YOUR INSTRUCTIONS: In the entries below, identify every line with the string "that" and copy it.
####################
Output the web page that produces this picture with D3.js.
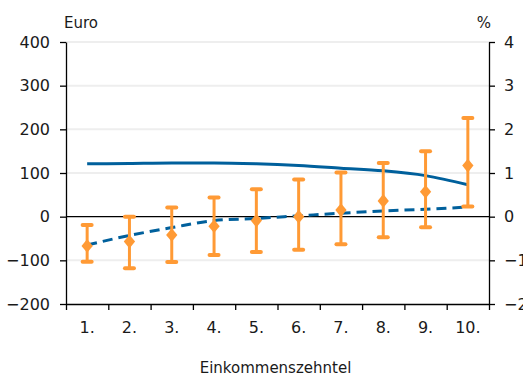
<!DOCTYPE html>
<html>
<head>
<meta charset="utf-8">
<script src="https://cdn.jsdelivr.net/npm/d3@7"></script>
<style>
  body { margin: 0; background: #fff; }
  text { font-family: "DejaVu Sans", sans-serif; fill: #1a1a1a; }
</style>
</head>
<body>
<div id="chart-area"></div>
<script>
// Einkommenszehntel (income deciles)
var deciles = ["1.", "2.", "3.", "4.", "5.", "6.", "7.", "8.", "9.", "10."];
// Euro, left axis: point estimate with range
var euroMid = [-67, -57, -42, -22, -9, 0, 15, 36, 57, 117];
var euroLow = [-103, -118, -104, -88, -81, -76, -63, -47, -24, 23];
var euroHigh = [-19, 0, 21, 44, 63, 85, 101, 123, 150, 226];
// percent, right axis
var pctSolid = [1.21, 1.22, 1.23, 1.23, 1.21, 1.17, 1.11, 1.05, 0.94, 0.73];
var pctDashed = [-0.65, -0.43, -0.25, -0.09, -0.04, 0.02, 0.08, 0.13, 0.17, 0.22];
var leftTicks = [-200, -100, 0, 100, 200, 300, 400];
var rightTicks = [-2, -1, 0, 1, 2, 3, 4];

var width = 523, height = 376;
var margin = { left: 66, right: 34, top: 42, bottom: 72 };
var plotW = width - margin.left - margin.right,
    plotH = height - margin.top - margin.bottom;

var blue = "#00609c", orange = "#ff9a35";

var svg = d3.select("#chart-area").append("svg")
    .attr("width", width)
    .attr("height", height);
var g = svg.append("g")
    .attr("transform", "translate(" + margin.left + "," + margin.top + ")");

// scales
var x = d3.scaleBand().domain(deciles).range([0, plotW]).padding(0);
var xb = d3.scaleLinear().domain([0, deciles.length]).range([0, plotW]);
var yL = d3.scaleLinear().domain([-200, 400]).range([plotH, 0]);
var yR = d3.scaleLinear().domain([-2, 4]).range([plotH, 0]);
var cx = function(i) { return x(deciles[i]) + x.bandwidth() / 2; };

// grid
g.append("g").selectAll("line")
    .data(leftTicks.filter(function(d) { return d != 0 && d != -200; }))
    .enter().append("line")
    .attr("x1", 0).attr("x2", plotW)
    .attr("y1", function(d) { return yL(d); })
    .attr("y2", function(d) { return yL(d); })
    .attr("stroke", "#eeeeee")
    .attr("stroke-width", 2);

// zero line
g.append("line")
    .attr("x1", 0).attr("x2", plotW)
    .attr("y1", yL(0)).attr("y2", yL(0))
    .attr("stroke", "#000").attr("stroke-width", 1.3);

// axes
var leftAxis = g.append("g")
    .call(d3.axisLeft(yL).tickValues(leftTicks).tickSize(6).tickSizeOuter(0).tickPadding(10));
var rightAxis = g.append("g")
    .attr("transform", "translate(" + plotW + ",0)")
    .call(d3.axisRight(yR).tickValues(rightTicks).tickFormat(d3.format("d"))
        .tickSize(6).tickSizeOuter(0).tickPadding(9));
var bottomAxis = g.append("g")
    .attr("transform", "translate(0," + plotH + ")")
    .call(d3.axisBottom(xb).ticks(10).tickFormat("").tickSize(6).tickSizeOuter(0));
var labelAxis = g.append("g")
    .attr("transform", "translate(0," + plotH + ")")
    .call(d3.axisBottom(x).tickSize(0).tickPadding(18));
labelAxis.select(".domain").remove();

[leftAxis, rightAxis, bottomAxis].forEach(function(a) {
    a.selectAll("path, line").attr("stroke", "#000").attr("stroke-width", 1.3);
});
g.selectAll(".tick text")
    .attr("font-size", "16px")
    .attr("fill", "#1a1a1a")
    .style("font-family", "'DejaVu Sans', sans-serif");

// unit labels
svg.append("text").attr("x", 64).attr("y", 28).attr("font-size", "15px").text("Euro");
svg.append("text").attr("x", 491).attr("y", 28).attr("font-size", "15px")
    .attr("text-anchor", "end").text("%");
svg.append("text").attr("x", margin.left + plotW / 2 - 2).attr("y", 373)
    .attr("font-size", "15px").attr("text-anchor", "middle").text("Einkommenszehntel");

// lines (percent)
var lineR = d3.line()
    .x(function(d, i) { return cx(i); })
    .y(function(d) { return yR(d); })
    .curve(d3.curveMonotoneX);
g.append("path")
    .attr("d", lineR(pctSolid))
    .attr("fill", "none").attr("stroke", blue).attr("stroke-width", 3);
g.append("path")
    .attr("d", lineR(pctDashed))
    .attr("fill", "none").attr("stroke", blue).attr("stroke-width", 3)
    .attr("stroke-dasharray", "10,6");

// error bars (euro)
var bars = g.append("g").selectAll("g")
    .data(euroMid)
    .enter().append("g");
bars.append("line")
    .attr("x1", function(d, i) { return cx(i); })
    .attr("x2", function(d, i) { return cx(i); })
    .attr("y1", function(d, i) { return yL(euroLow[i]); })
    .attr("y2", function(d, i) { return yL(euroHigh[i]); })
    .attr("stroke", orange).attr("stroke-width", 3);
[euroLow, euroHigh].forEach(function(arr) {
    bars.append("line")
        .attr("x1", function(d, i) { return cx(i) - 4.5; })
        .attr("x2", function(d, i) { return cx(i) + 4.5; })
        .attr("y1", function(d, i) { return yL(arr[i]); })
        .attr("y2", function(d, i) { return yL(arr[i]); })
        .attr("stroke", orange).attr("stroke-width", 4)
        .attr("stroke-linecap", "round");
});
bars.append("path")
    .attr("d", d3.symbol().type(d3.symbolDiamond2).size(90))
    .attr("transform", function(d, i) { return "translate(" + cx(i) + "," + yL(d) + ") scale(0.95,1.15)"; })
    .attr("fill", orange);
</script>
</body>
</html>
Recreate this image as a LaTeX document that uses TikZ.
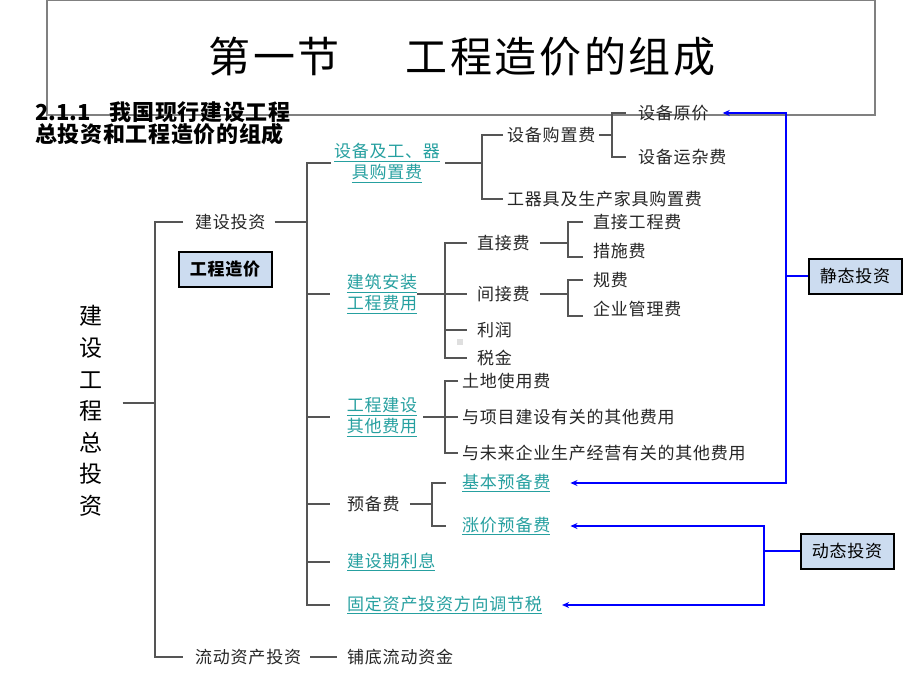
\documentclass[tikz,border=0pt]{standalone}
\usepackage{fontspec}
\setmainfont{Noto Sans CJK SC}
\newfontfamily\treefont[LetterSpace=4.5]{Noto Sans CJK SC}
\newfontfamily\headfont[LetterSpace=3]{Noto Sans CJK SC}
\newfontfamily\titlefont[LetterSpace=6]{Noto Sans CJK SC}
\usetikzlibrary{arrows.meta}

\definecolor{linkteal}{RGB}{38,160,160}
\definecolor{treegray}{RGB}{85,85,85}
\definecolor{boxblue}{RGB}{204,220,240}

\tikzset{
  treeline/.style={draw=treegray,line width=1.1pt},
  itemtext/.style={anchor=west,inner xsep=0pt,inner ysep=1pt,text=black!85,
    font=\treefont\fontsize{17}{21}\selectfont},
  linktext/.style={itemtext,text=linkteal},
  linkpair/.style={linktext,anchor=center,align=center},
  sumbox/.style={draw=black,line width=2pt,fill=boxblue,minimum width=93pt,minimum height=35pt,
    inner sep=0pt,font=\treefont\fontsize{17}{21}\selectfont},
  bluearr/.style={draw=blue,line width=1.3pt,-{Stealth[length=7pt,width=6pt]},shorten >=#1},
  bluearr/.default=20pt
}

\begin{document}
\begin{tikzpicture}[x=1pt,y=-1pt]
\fill[white] (0,0) rectangle (920,690);
\useasboundingbox (0,0) rectangle (920,690);

% title frame
\draw[gray,line width=1.2pt] (47,0.7) rectangle (875,115);
\node[font=\titlefont\fontsize{42}{42}\selectfont] (title) at (462,57) {第一节\hspace{66pt}工程造价的组成};
\node[anchor=west,align=left,inner sep=0pt,font=\headfont\bfseries\fontsize{22}{21}\selectfont] (head) at (35,123.5)
  {{\rmfamily\bfseries 2.1.1}\hspace{19pt}我国现行建设工程\\总投资和工程造价的组成};

% spines
\coordinate (s0) at (155,0);
\coordinate (s1) at (307,0);
\coordinate (s2a) at (482,0);
\coordinate (s3a) at (612,0);
\coordinate (s2b) at (445,0);
\coordinate (s3b) at (568,0);
\coordinate (s2c) at (445,0);
\coordinate (s2d) at (432,0);
\coordinate (bj) at (786,0);
\coordinate (bd) at (764,0);

% left part
\node[inner sep=0pt,align=center,font=\fontsize{23}{31.6}\selectfont] (root) at (91,411) {建\\设\\工\\程\\总\\投\\资};
\node[itemtext] (jstz) at (195,222) {建设投资};
\node[itemtext] (ldzc) at (195,657) {流动资产投资};
\node[itemtext] (pddz) at (347,657) {铺底流动资金};
\node[sumbox,font=\treefont\bfseries\fontsize{17}{21}\selectfont] (gczj) at (225,269) {工程造价};

% second level
\node[linkpair] (sbqj) at (387,163) {\underline{设备及工、器}\\\underline{具购置费}};
\node[linkpair] (jzaz) at (382,294) {\underline{建筑安装}\\\underline{工程费用}};
\node[linkpair] (gcqt) at (382,417) {\underline{工程建设}\\\underline{其他费用}};
\node[itemtext] (ybf) at (347,504) {预备费};
\node[linktext] (jsql) at (347,562) {\underline{建设期利息}};
\node[linktext] (gdzc) at (347,605) {\underline{固定资产投资方向调节税}};

% third level
\node[itemtext] (sbgz) at (507,135) {设备购置费};
\node[itemtext] (gqj) at (507,199) {工器具及生产家具购置费};
\node[itemtext] (sbyj) at (638,113) {设备原价};
\node[itemtext] (sbyz) at (638,157) {设备运杂费};
\node[itemtext] (zjf) at (477,243) {直接费};
\node[itemtext] (jjf) at (477,294) {间接费};
\node[itemtext] (lr) at (477,330) {利润};
\node[itemtext] (sj) at (477,358) {税金};
\node[itemtext] (zjgc) at (593,222) {直接工程费};
\node[itemtext] (csf) at (593,251) {措施费};
\node[itemtext] (gf) at (593,280) {规费};
\node[itemtext] (qygl) at (593,309) {企业管理费};
\node[itemtext] (tdsy) at (462,381) {土地使用费};
\node[itemtext] (xmjs) at (462,417) {与项目建设有关的其他费用};
\node[itemtext] (wlqy) at (462,453) {与未来企业生产经营有关的其他费用};
\node[linktext] (jbyb) at (462,483) {\underline{基本预备费}};
\node[linktext] (zjyb) at (462,526) {\underline{涨价预备费}};
\fill[gray!25] (457,339) rectangle (463,345);

% right boxes
\node[sumbox] (jt) at (855,276) {静态投资};
\node[sumbox] (dt) at (847,551) {动态投资};

% tree connectors
\draw[treeline] ([xshift=20pt,yshift=8pt]root.east) -- ++(32,0);
\draw[treeline] ([xshift=-12pt]jstz.west) -| (s0 |- ldzc) -- ([xshift=-12pt]ldzc.west);
\draw[treeline] ([xshift=9pt]ldzc.east) -- ([xshift=-10pt]pddz.west);
\draw[treeline] ([xshift=9pt]jstz.east) -- (s1 |- jstz);
\draw[treeline] ([xshift=-3pt]sbqj.west) -| (s1 |- gdzc) -- ([xshift=-17pt]gdzc.west);
\draw[treeline] (s1 |- jzaz) -- ([xshift=-17pt]jzaz.west);
\draw[treeline] (s1 |- gcqt) -- ([xshift=-17pt]gcqt.west);
\draw[treeline] (s1 |- ybf) -- ([xshift=-17pt]ybf.west);
\draw[treeline] (s1 |- jsql) -- ([xshift=-17pt]jsql.west);

\draw[treeline] ([xshift=5pt]sbqj.east) -- (s2a |- sbqj);
\draw[treeline] ([xshift=-4pt]sbgz.west) -| (s2a |- gqj) -- ([xshift=-4pt]gqj.west);
\draw[treeline] ([xshift=4pt]sbgz.east) -- (s3a |- sbgz);
\draw[treeline] ([xshift=-12pt]sbyj.west) -| (s3a |- sbyz) -- ([xshift=-12pt]sbyz.west);

\draw[treeline] (jzaz.east) -- (s2b |- jzaz);
\draw[treeline] ([xshift=-10pt]zjf.west) -| (s2b |- sj) -- ([xshift=-10pt]sj.west);
\draw[treeline] (s2b |- jjf) -- ([xshift=-10pt]jjf.west);
\draw[treeline] (s2b |- lr) -- ([xshift=-10pt]lr.west);
\draw[treeline] ([xshift=10pt]zjf.east) -- (s3b |- zjf);
\draw[treeline] ([xshift=-10pt]zjgc.west) -| (s3b |- csf) -- ++(0,6) -- ++(15,0);
\draw[treeline] ([xshift=10pt]jjf.east) -- (s3b |- jjf);
\draw[treeline] ([xshift=-10pt]gf.west) -| (s3b |- qygl) -- ++(0,7) -- ++(15,0);

\draw[treeline] ([xshift=6pt]gcqt.east) -- (s2c |- gcqt);
\draw[treeline] ([xshift=-4pt]tdsy.west) -| (s2c |- wlqy) -- ([xshift=-4pt]wlqy.west);
\draw[treeline] (s2c |- xmjs) -- ([xshift=-4pt]xmjs.west);

\draw[treeline] ([xshift=10pt]ybf.east) -- (s2d |- ybf);
\draw[treeline] ([xshift=-16pt]jbyb.west) -| (s2d |- zjyb) -- ([xshift=-16pt]zjyb.west);

% static / dynamic investment
\draw[bluearr=14pt] (jt.west) -- (jt.west -| bj) |- (sbyj.east);
\draw[bluearr] (jt.west) -- (jt.west -| bj) |- (jbyb.east);
\draw[bluearr] (dt.west) -- (dt.west -| bd) |- (zjyb.east);
\draw[bluearr] (dt.west) -- (dt.west -| bd) |- (gdzc.east);

\end{tikzpicture}
\end{document}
####################
TASK ANSWER:
Output the web page that produces this picture with D3.js.
Recreate this image as a LaTeX document that uses TikZ.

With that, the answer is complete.